The domestic realized crude price decreased by 54% compared to Q1/08 to $38.94/bbl, in line with the lower prevailing oil prices. In RON terms, the domestic realized crude price decreased by only 39% compared to Q1/08, supported by the strengthening of the USD against the RON.

Domestic production costs in RON/boe increased 12% in comparison to Q1/08, to 47.09 RON/boe, driven by higher material and service costs. However, when expressed in USD, domestic production costs registered a 16% reduction, to $14.36/boe, due to the strengthening of the USD which more than compensated for the negative volume effects.

Group oil and gas production fell by 4% to 17.3 million boe compared to Q1/08. Oil and gas production in Romania amounted to16.82 million boe in Q1/09, 4% lower than in Q1/08. Group oil production reached 8.28 million boe, 2.81% lower than Q1/08, as a result of the lower level of oil production in Romania. In Q1/09, domestic crude oil production amounted to 7.89 million boe. Oil production registered a decrease of 3% compared to Q1/08, on account of the lower additional production achieved from the new wells, due to lower investments, and from the reduction of workovers.

Natural gas production was 1,366 million cbm, 5% lower than in Q1/08. Gas production decreased mainly due to the reduction of the activity of fertilizer and chemical producers and to the transportation limitations incidental to a higher pressure system. Compared to Q1/08, the higher contribution from new wells and workovers has partially offset the decline of the old gas wells (six new wells drilled in Q1/09 vs two wells drilled in Q1/08). During the Russian-Ukrainian gas crisis in January 2009, Petrom has made a significant contribution ensuring the security of gas supply for Romania by putting on stream three additional high producer wells – 20 Valeni, 571 Torcesti and 19 Paraieni.

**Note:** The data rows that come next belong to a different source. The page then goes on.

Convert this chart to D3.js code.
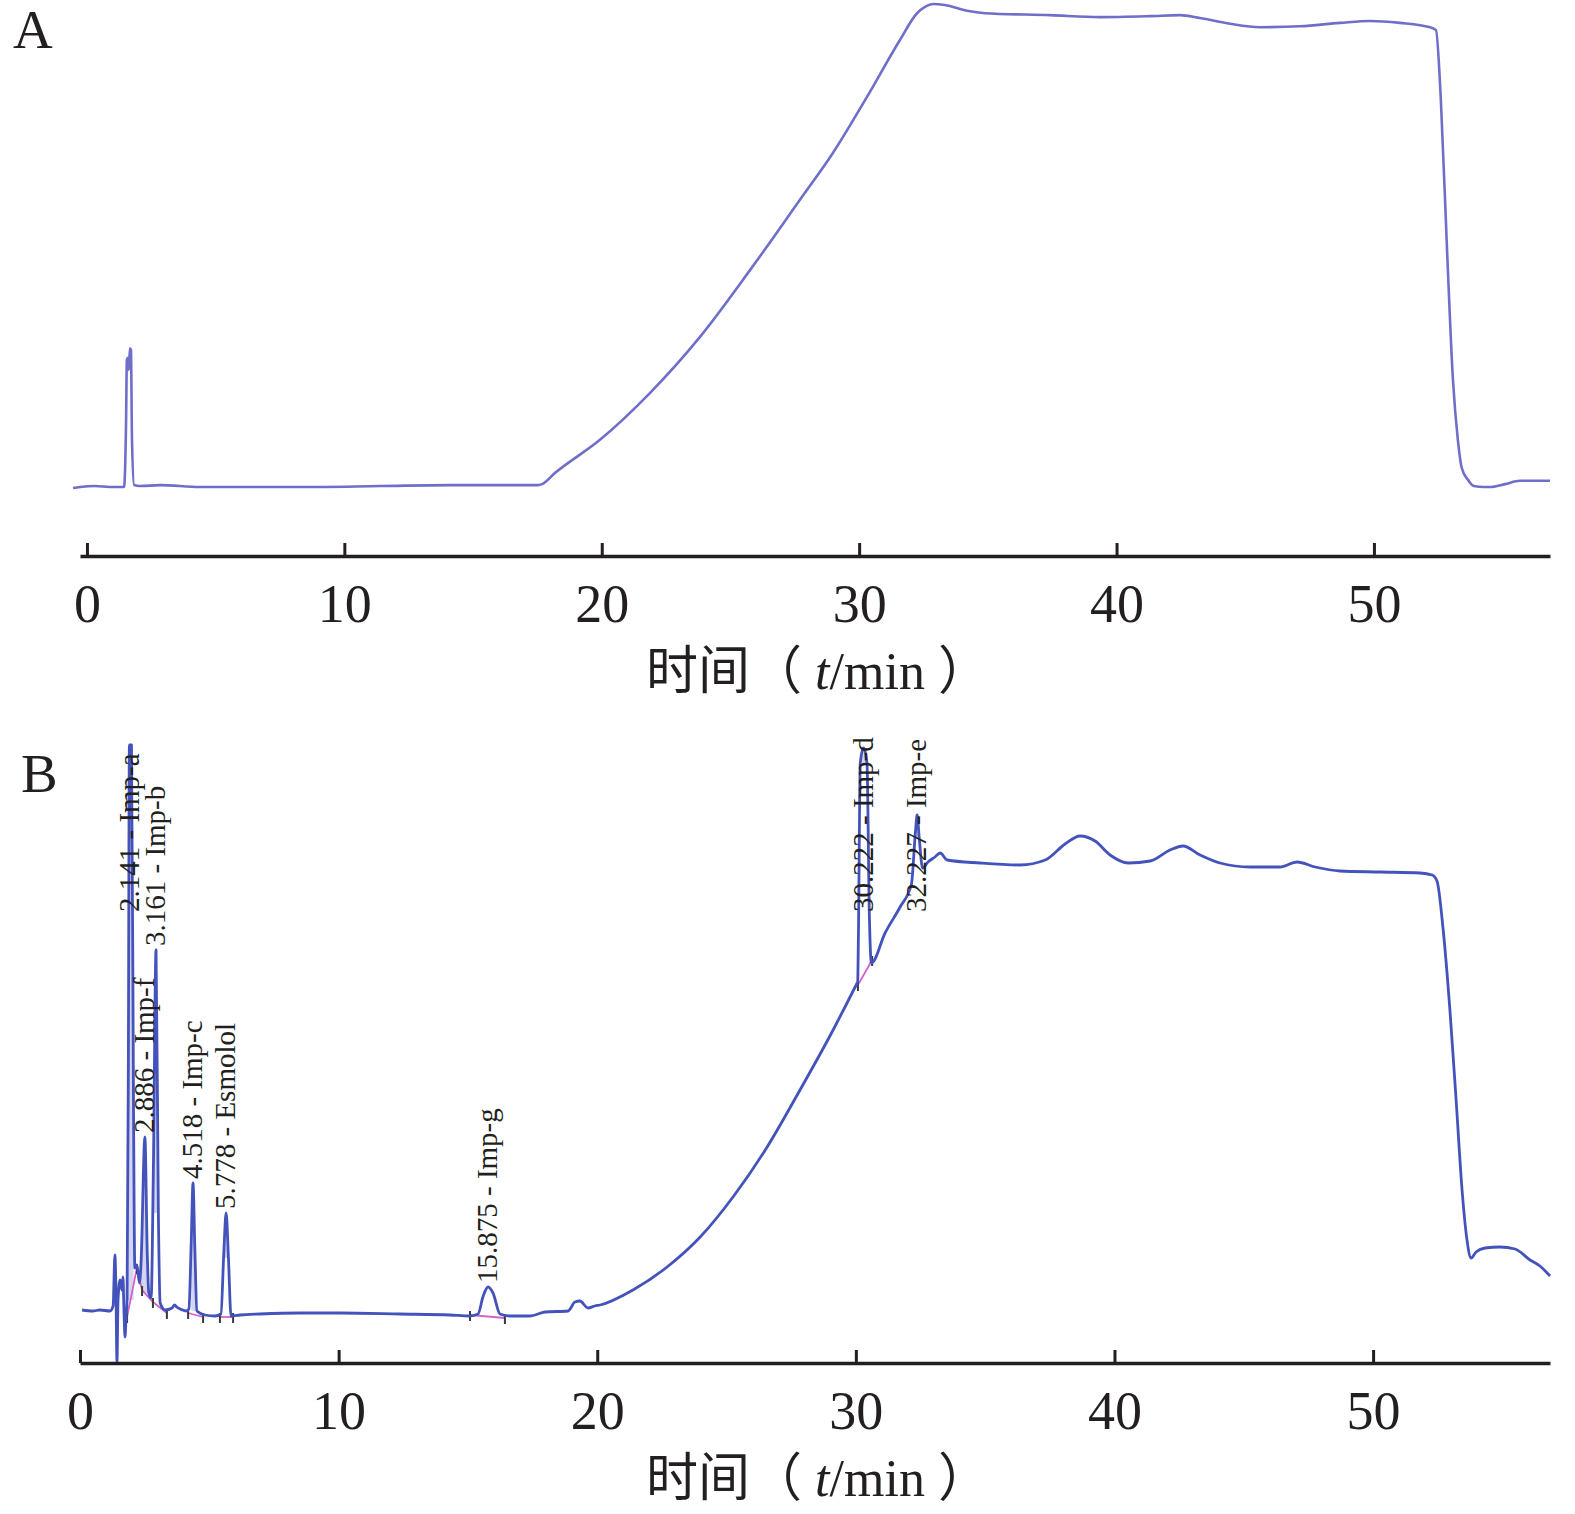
<!DOCTYPE html>
<html>
<head>
<meta charset="utf-8">
<script src="https://cdn.jsdelivr.net/npm/d3@7/dist/d3.min.js"></script>
<style>
  body { margin: 0; background: #fff; }
  text { font-family: "Liberation Serif", "Times New Roman", "Noto Sans CJK SC", serif; fill: #231f20; }
</style>
</head>
<body>
<div id="chart"></div>
<script>
// chromatogram A (blank run): time in min, detector response
var timeA = [-0.54, -0.27, 0.31, 0.89, 1.44, 1.52, 1.55, 1.59, 1.63, 1.67, 1.71, 1.75, 1.83, 2.06, 2.84, 4.39,
  6.33, 8.28, 11.38, 14.10, 17.52, 17.68, 18.18, 19.93, 21.87, 23.81, 25.76, 27.70, 28.98, 30.30, 31.58,
  32.25, 32.56, 32.87, 33.33, 34.19, 34.89, 37.41, 39.35, 41.30, 42.46, 43.24, 44.41, 45.57, 47.13, 48.68,
  49.84, 51.01, 52.18, 52.41, 52.60, 52.84, 53.07, 53.26, 53.41, 53.65, 53.88, 54.27, 54.50, 55.09, 55.67, 56.84]
var signalA = [0, 2, 4, 2, 2, 139, 266, 270, 245, 290, 286, 100, 6, 4, 6, 2,
  2, 2, 4, 6, 6, 8, 31, 100, 197, 313, 452, 598, 695, 811, 929,
  985, 998, 1004, 1002, 990, 985, 981, 977, 979, 981, 975, 963, 956, 958, 965,
  969, 965, 956, 950, 805, 494, 224, 100, 42, 17, 4, 2, 2, 8, 15, 15]

// chromatogram B (sample run)
var timeB = [0.08, 0.50, 0.77, 1.16, 1.28, 1.35, 1.39, 1.43, 1.47, 1.55, 1.62, 1.66, 1.70, 1.74, 1.78, 1.82,
  1.87, 1.91, 1.99, 2.07, 2.12, 2.20, 2.30, 2.36, 2.51, 2.60, 2.66, 2.75, 2.84, 2.94, 3.03, 3.10, 3.29,
  3.56, 3.66, 3.74, 3.87, 4.10, 4.21, 4.30, 4.37, 4.44, 4.52, 4.83, 5.22, 5.45, 5.56, 5.65, 5.74, 5.84,
  6.19, 6.96, 8.51, 10.05, 12.37, 14.31, 15.08, 15.39, 15.59, 15.78, 15.97, 16.24, 16.63, 17.40, 17.98,
  18.87, 19.14, 19.33, 19.64, 19.91, 20.11, 21.38, 22.70, 23.98, 25.25, 26.57, 27.84, 29.12, 29.60, 30.05,
  30.07, 30.10, 30.17, 30.30, 30.43, 30.52, 30.60, 31.13, 31.71, 32.15, 32.30, 32.37, 32.45, 32.58, 32.79,
  33.06, 33.26, 33.53, 34.80, 36.35, 37.32, 38.09, 38.67, 39.25, 39.83, 40.53, 41.38, 42.15, 42.65, 43.31,
  44.08, 45.24, 46.40, 47.06, 47.76, 48.72, 50.27, 51.82, 52.28, 52.47, 52.71, 52.97, 53.21, 53.44, 53.63,
  53.79, 53.98, 54.33, 54.91, 55.49, 56.07, 56.45, 56.84]
var signalB = [6, 4, 6, 4, 14, 116, 46, -98, 26, 66, 46, 72, 6, -48, -10, 26,
  500, 1136, 1136, 400, 90, 96, 60, 100, 352, 120, 40, 30, 300, 726, 200, 20, 6,
  10, 16, 12, 8, 4, 8, 140, 260, 130, 4, -4, -6, -2, 120, 200, 110, -6,
  -4, -2, 0, 0, -2, -4, -6, -2, 34, 52, 40, -2, -6, -6, 2,
  4, 22, 24, 10, 14, 16, 46, 92, 152, 232, 332, 446, 566, 614, 660,
  662, 760, 1100, 1130, 1100, 800, 700, 760, 812, 858, 960, 996, 950, 890, 902,
  912, 920, 906, 900, 896, 906, 938, 954, 944, 916, 900, 904, 926, 934, 916,
  900, 892, 892, 902, 892, 884, 882, 880, 876, 864, 766, 606, 426, 246, 146,
  110, 122, 130, 132, 128, 106, 94, 74]

// identified peaks: retention time label, name, apex time in the trace
var peakRT = ["2.141", "3.161", "2.886", "4.518", "5.778", "15.875", "30.222", "32.227"]
var peakNames = ["Imp-a", "Imp-b", "Imp-f", "Imp-c", "Esmolol", "Imp-g", "Imp-d", "Imp-e"]
var peakApex = [1.95, 2.94, 2.51, 4.37, 5.65, 15.78, 30.30, 32.37]

// integration baselines (time, response)
var baselineTimes = [[1.82, 2.20, 2.40, 2.82, 3.36], [4.18, 4.76], [5.41, 5.92], [15.08, 16.43], [30.08, 30.63]]
var baselineValues = [[-8, 90, 46, 22, 0], [0, -8], [-8, -8], [-4, -10], [656, 706]]

var xTicks = [0, 10, 20, 30, 40, 50]

var svgWidth = 1575
var svgHeight = 1514

var svg = d3.select("#chart")
  .append("svg")
  .attr("width", svgWidth)
  .attr("height", svgHeight)

// scales
var xA = d3.scaleLinear().domain([-0.27, 56.84]).range([80, 1550])
var yA = d3.scaleLinear().domain([0, 1000]).range([488, 6])
var xB = d3.scaleLinear().domain([0, 56.84]).range([80, 1550])
var yB = d3.scaleLinear().domain([0, 1000]).range([1313, 813])

function drawAxis(x, axisY) {
  var axis = d3.axisBottom(x)
    .tickValues(xTicks)
    .tickFormat(d3.format("d"))
    .tickSizeInner(-13)
    .tickSizeOuter(0)
    .tickPadding(28)

  var g = svg.append("g")
    .attr("transform", `translate(0, ${axisY})`)
    .call(axis)

  g.select(".domain").attr("stroke", "#231f20").attr("stroke-width", 3.5)
  g.selectAll(".tick line").attr("stroke", "#231f20").attr("stroke-width", 3)
  g.selectAll(".tick text")
    .attr("fill", "#231f20")
    .style("font-size", "54px")
    .style("font-family", '"Liberation Serif", "Times New Roman", serif')

  // axis title
  var title = svg.append("text")
    .attr("x", 818)
    .attr("y", axisY + 133)
    .attr("text-anchor", "middle")
    .style("font-size", "52px")
  title.append("tspan").text("时间（ ")
  title.append("tspan").style("font-style", "italic").text("t")
  title.append("tspan").text("/min ）")
}

function line(x, y) {
  return d3.line()
    .x(d => x(d[0]))
    .y(d => y(d[1]))
    .curve(d3.curveMonotoneX)
}

// panel A
svg.append("text")
  .attr("x", 13)
  .attr("y", 48)
  .style("font-size", "55px")
  .text("A")

svg.append("path")
  .datum(d3.zip(timeA, signalA))
  .attr("fill", "none")
  .attr("stroke", "#6f6fca")
  .attr("stroke-width", 2.6)
  .attr("stroke-linejoin", "round")
  .attr("d", line(xA, yA))

drawAxis(xA, 556)

// panel B
svg.append("text")
  .attr("x", 21)
  .attr("y", 792)
  .style("font-size", "55px")
  .text("B")

var traceB = d3.zip(timeB, signalB)

// pale fill inside the narrow peaks
peakApex.forEach(function(t) {
  var win = traceB.filter(d => Math.abs(d[0] - t) < 0.16)
  var base = d3.min(win, d => d[1])
  svg.append("path")
    .datum(win)
    .attr("fill", "#c9cbef")
    .attr("opacity", 0.8)
    .attr("d", d3.area()
      .x(d => xB(d[0]))
      .y0(yB(base))
      .y1(d => yB(d[1]))
      .curve(d3.curveMonotoneX))
})

// integration baselines
baselineTimes.forEach(function(ts, i) {
  var pts = d3.zip(ts, baselineValues[i])
  svg.append("path")
    .datum(pts)
    .attr("fill", "none")
    .attr("stroke", "#d463c8")
    .attr("stroke-width", 1.8)
    .attr("d", d3.line().x(d => xB(d[0])).y(d => yB(d[1])))

  svg.selectAll(null)
    .data(pts)
    .enter()
    .append("line")
    .attr("x1", d => xB(d[0]))
    .attr("x2", d => xB(d[0]))
    .attr("y1", d => yB(d[1]) - 4)
    .attr("y2", d => yB(d[1]) + 6)
    .attr("stroke", "#3a3a3a")
    .attr("stroke-width", 2)
})

svg.append("path")
  .datum(traceB)
  .attr("fill", "none")
  .attr("stroke", "#4453bb")
  .attr("stroke-width", 2.8)
  .attr("stroke-linejoin", "round")
  .attr("d", line(xB, yB))

// peak labels, rotated, sitting on the apex
peakApex.forEach(function(t, i) {
  var apex = d3.max(traceB.filter(d => Math.abs(d[0] - t) < 0.2), d => d[1])
  var px = xB(t) + 9
  var py = Math.max(yB(apex) - 4, 912)
  svg.append("text")
    .attr("transform", `translate(${px}, ${py}) rotate(-90)`)
    .style("font-size", "29px")
    .text(peakRT[i] + " - " + peakNames[i])
})

drawAxis(xB, 1363)
</script>
</body>
</html>
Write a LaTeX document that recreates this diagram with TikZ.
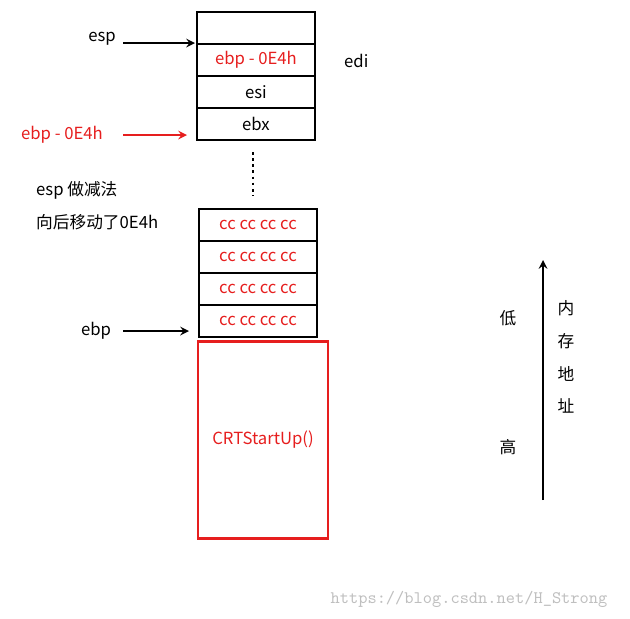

Oil and gas production in Kazakhstan amounted to 482 thousand boe in Q1/09, 6.6% higher compared to Q1/08, as a result of a successful well workover intervention program.

Turnaround program

The Q1/09 drilling program registered a total number of 42 wells completed, 14% less than same quarter last year due to the budget constrains.

Development of the Mamu field has continued, with drilling of the first gas well 4335 Mamu finalized. The well was completed and production tests started. Work to upgrade the existing gas treatment facilities has continued. Several options are currently under review, taking into account the limitations in the national transportation system and the gas market forecast in Romania.